Le souvenir du pardon
Il y a des souvenirs comme ça qui nous imprègnent à jamais. Par exemple, l’impression de paix et de bonheur parfait que m’a donnée la contemplation d’un coucher de soleil à partir de la Rocca Maggiore qui domine la ville d’Assise. J’ai vécu ce moment intense il y a déjà très longtemps, mais il dort en moi et resurgit de temps à autre. C’est lui qui me revient aujourd’hui en exemple pour tenter d’expliquer comment la liturgie de ce mois de juin ravive en nous le souvenir de Pâques. La Pentecôte en donne un dernier éclat. Elle projette la lumière du Ressuscité vers le monde. Et les solennités de la Sainte Trinité et du Saint-Sacrement surtout, qui occupent les dimanches suivants, en récupèrent et distillent les reflets pour qu’ils pénètrent à jamais le temps ordinaire et tout notre être.

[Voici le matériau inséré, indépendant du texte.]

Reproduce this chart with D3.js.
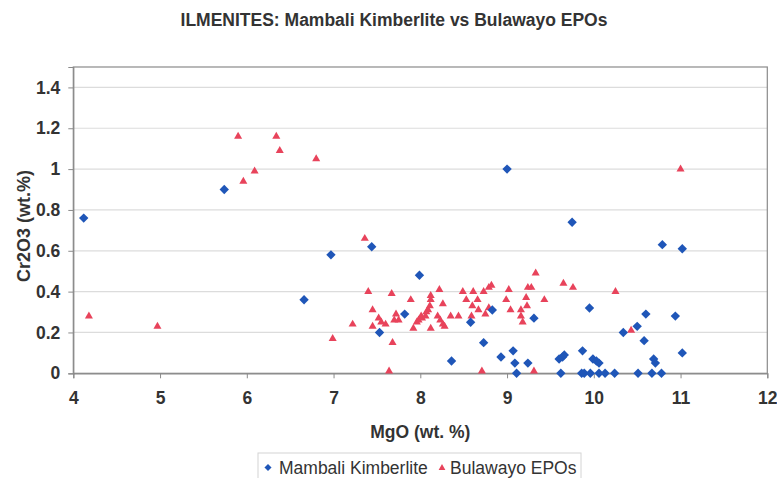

La liturgie nous apprend ainsi qui est Dieu. En réalité, son mystère m’échappe. Même si j’ai appris qu’il est Trinité, même si je fais mon signe de croix au nom du Père, et du Fils, et du Saint-Esprit, même si je communie au corps et au sang du Christ, même alors, j’ignorerai ce que Dieu est tant que je ne le laisserai pas devenir en moi ce qu’il est. Et il n’y a pas d’autre chemin pour y parvenir que de m’approprier la demande la plus difficile du Notre Père: «Pardonne-nous nos offenses, comme nous pardonnons…» Cela exige d’entrer dans la logique de Dieu, d’accueillir son pardon quand un remord me ronge, de permettre à Dieu de faire naître en moi le pardon lorsque je suis prisonnier du face à face stérile avec celui ou celle qui m’a blessé à un point tel que la cicatrice ne se refermera jamais. En un mot, il s’agit de me souvenir tout simplement du pardon.
On peut dire que le souvenir du pardon est à la liturgie et à la vie chrétienne infiniment plus que ce que le souvenir du coucher de soleil d’Assise est à ma vie. Car la lumière du pardon est à la source de la joie pascale, elle est la révélation la plus bouleversante que Dieu a laissée de lui-même à l’humanité. Son souvenir introduit Dieu très concrètement dans notre histoire et il fait entrer celle-ci dans les mœurs de Dieu. Il nous met à l’école de l’Évangile de Dieu qui libère, console, essuie les larmes, brise la haine, ouvre le monde à la lumière du mystère pascal.